WHAT NEEDS TO BE DONE: Return precisely the span of lines from the top of the material below to the line containing "(8,2) rectangle (1019,777);", both included. Pictures are excluded.

PROVIDED DATA:
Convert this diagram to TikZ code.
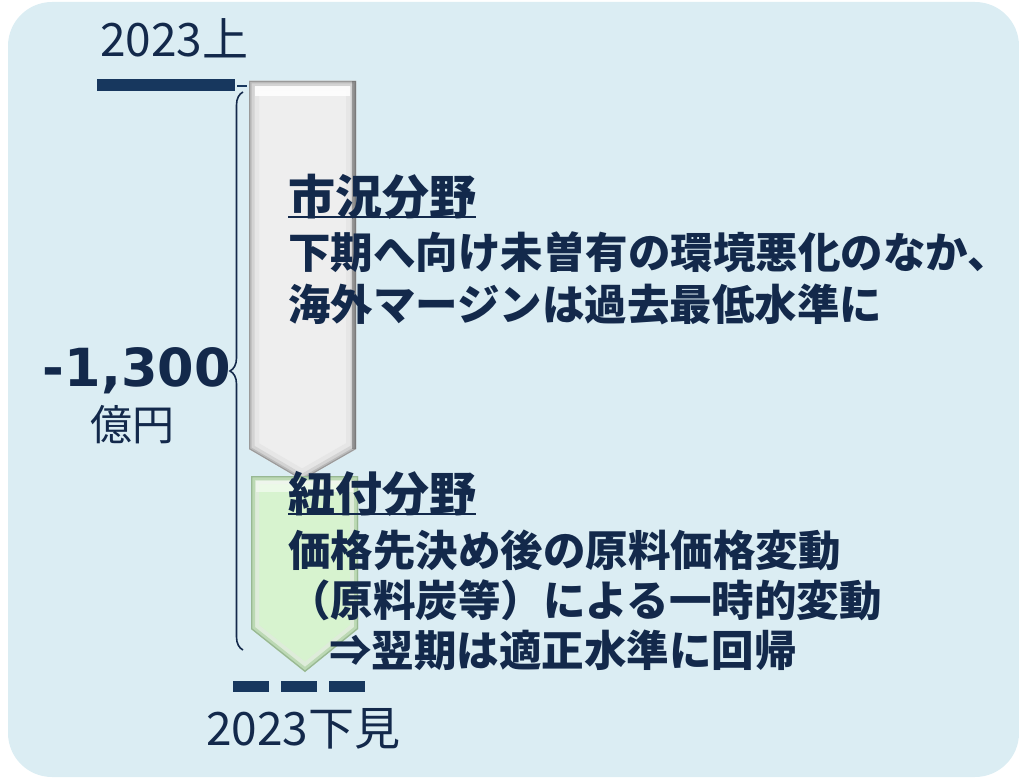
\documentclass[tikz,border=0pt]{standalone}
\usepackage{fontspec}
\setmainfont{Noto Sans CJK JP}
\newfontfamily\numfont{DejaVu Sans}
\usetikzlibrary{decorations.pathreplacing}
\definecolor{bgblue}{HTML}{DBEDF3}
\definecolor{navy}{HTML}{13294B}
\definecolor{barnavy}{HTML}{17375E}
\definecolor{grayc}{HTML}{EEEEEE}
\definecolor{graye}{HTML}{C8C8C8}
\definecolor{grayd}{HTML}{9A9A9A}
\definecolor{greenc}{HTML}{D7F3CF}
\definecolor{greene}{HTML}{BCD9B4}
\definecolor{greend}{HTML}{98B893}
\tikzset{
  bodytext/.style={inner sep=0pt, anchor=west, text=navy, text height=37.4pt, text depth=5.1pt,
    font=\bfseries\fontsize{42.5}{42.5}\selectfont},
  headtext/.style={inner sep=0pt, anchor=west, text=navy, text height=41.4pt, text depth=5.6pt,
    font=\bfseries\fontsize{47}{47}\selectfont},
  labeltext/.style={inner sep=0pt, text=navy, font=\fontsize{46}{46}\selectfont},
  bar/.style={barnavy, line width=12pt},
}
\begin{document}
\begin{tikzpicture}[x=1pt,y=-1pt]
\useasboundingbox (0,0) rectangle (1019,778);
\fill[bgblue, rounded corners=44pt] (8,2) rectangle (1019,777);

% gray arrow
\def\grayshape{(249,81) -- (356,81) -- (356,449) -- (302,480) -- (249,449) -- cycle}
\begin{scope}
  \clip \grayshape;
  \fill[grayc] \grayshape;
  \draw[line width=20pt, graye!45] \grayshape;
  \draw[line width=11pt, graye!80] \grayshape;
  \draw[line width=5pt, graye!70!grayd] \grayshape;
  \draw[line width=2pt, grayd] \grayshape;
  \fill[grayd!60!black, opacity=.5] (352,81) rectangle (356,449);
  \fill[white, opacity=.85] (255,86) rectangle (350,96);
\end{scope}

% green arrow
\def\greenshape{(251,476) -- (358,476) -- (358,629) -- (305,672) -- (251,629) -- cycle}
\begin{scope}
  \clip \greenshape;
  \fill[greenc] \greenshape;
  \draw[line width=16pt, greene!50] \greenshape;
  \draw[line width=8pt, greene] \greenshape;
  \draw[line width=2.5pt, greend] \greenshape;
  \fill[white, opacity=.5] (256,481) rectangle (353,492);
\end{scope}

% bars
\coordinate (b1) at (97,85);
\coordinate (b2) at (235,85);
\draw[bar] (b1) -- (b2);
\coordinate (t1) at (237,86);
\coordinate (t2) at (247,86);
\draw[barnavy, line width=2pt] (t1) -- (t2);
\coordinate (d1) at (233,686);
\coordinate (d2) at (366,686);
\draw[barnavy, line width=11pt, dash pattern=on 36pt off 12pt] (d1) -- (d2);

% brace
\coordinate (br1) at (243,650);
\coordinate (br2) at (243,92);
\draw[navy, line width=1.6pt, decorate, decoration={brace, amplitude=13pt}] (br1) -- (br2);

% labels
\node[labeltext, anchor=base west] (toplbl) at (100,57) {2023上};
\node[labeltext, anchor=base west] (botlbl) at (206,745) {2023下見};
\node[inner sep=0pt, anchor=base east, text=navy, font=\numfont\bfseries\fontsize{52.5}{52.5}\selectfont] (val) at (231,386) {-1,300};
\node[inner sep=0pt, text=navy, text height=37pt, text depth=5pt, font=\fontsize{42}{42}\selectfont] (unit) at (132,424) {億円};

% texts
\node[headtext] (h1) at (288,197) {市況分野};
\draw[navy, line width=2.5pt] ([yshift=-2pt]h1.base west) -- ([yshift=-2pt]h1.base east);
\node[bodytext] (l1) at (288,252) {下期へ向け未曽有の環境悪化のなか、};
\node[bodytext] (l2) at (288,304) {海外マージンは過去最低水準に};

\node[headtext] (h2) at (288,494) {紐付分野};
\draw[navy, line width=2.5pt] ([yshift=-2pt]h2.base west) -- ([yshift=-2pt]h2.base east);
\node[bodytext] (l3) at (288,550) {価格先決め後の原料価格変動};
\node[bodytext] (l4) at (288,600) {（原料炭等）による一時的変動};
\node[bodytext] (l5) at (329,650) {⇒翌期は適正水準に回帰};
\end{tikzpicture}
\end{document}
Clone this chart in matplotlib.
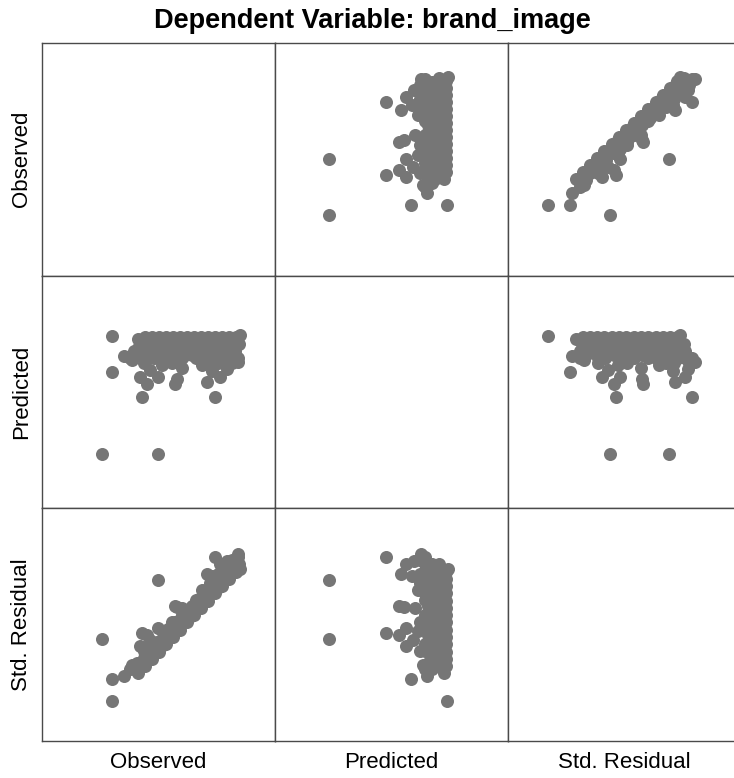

SOLUTION FOR THIS PROBLEM:
Convert this diagram to TikZ code.
\documentclass[tikz,border=0pt]{standalone}
\usepackage{fontspec}
\setmainfont{Noto Sans CJK JP}
\newfontfamily\numfont{DejaVu Sans}
\usetikzlibrary{decorations.pathreplacing}
\definecolor{bgblue}{HTML}{DBEDF3}
\definecolor{navy}{HTML}{13294B}
\definecolor{barnavy}{HTML}{17375E}
\definecolor{grayc}{HTML}{EEEEEE}
\definecolor{graye}{HTML}{C8C8C8}
\definecolor{grayd}{HTML}{9A9A9A}
\definecolor{greenc}{HTML}{D7F3CF}
\definecolor{greene}{HTML}{BCD9B4}
\definecolor{greend}{HTML}{98B893}
\tikzset{
  bodytext/.style={inner sep=0pt, anchor=west, text=navy, text height=37.4pt, text depth=5.1pt,
    font=\bfseries\fontsize{42.5}{42.5}\selectfont},
  headtext/.style={inner sep=0pt, anchor=west, text=navy, text height=41.4pt, text depth=5.6pt,
    font=\bfseries\fontsize{47}{47}\selectfont},
  labeltext/.style={inner sep=0pt, text=navy, font=\fontsize{46}{46}\selectfont},
  bar/.style={barnavy, line width=12pt},
}
\begin{document}
\begin{tikzpicture}[x=1pt,y=-1pt]
\useasboundingbox (0,0) rectangle (1019,778);
\fill[bgblue, rounded corners=44pt] (8,2) rectangle (1019,777);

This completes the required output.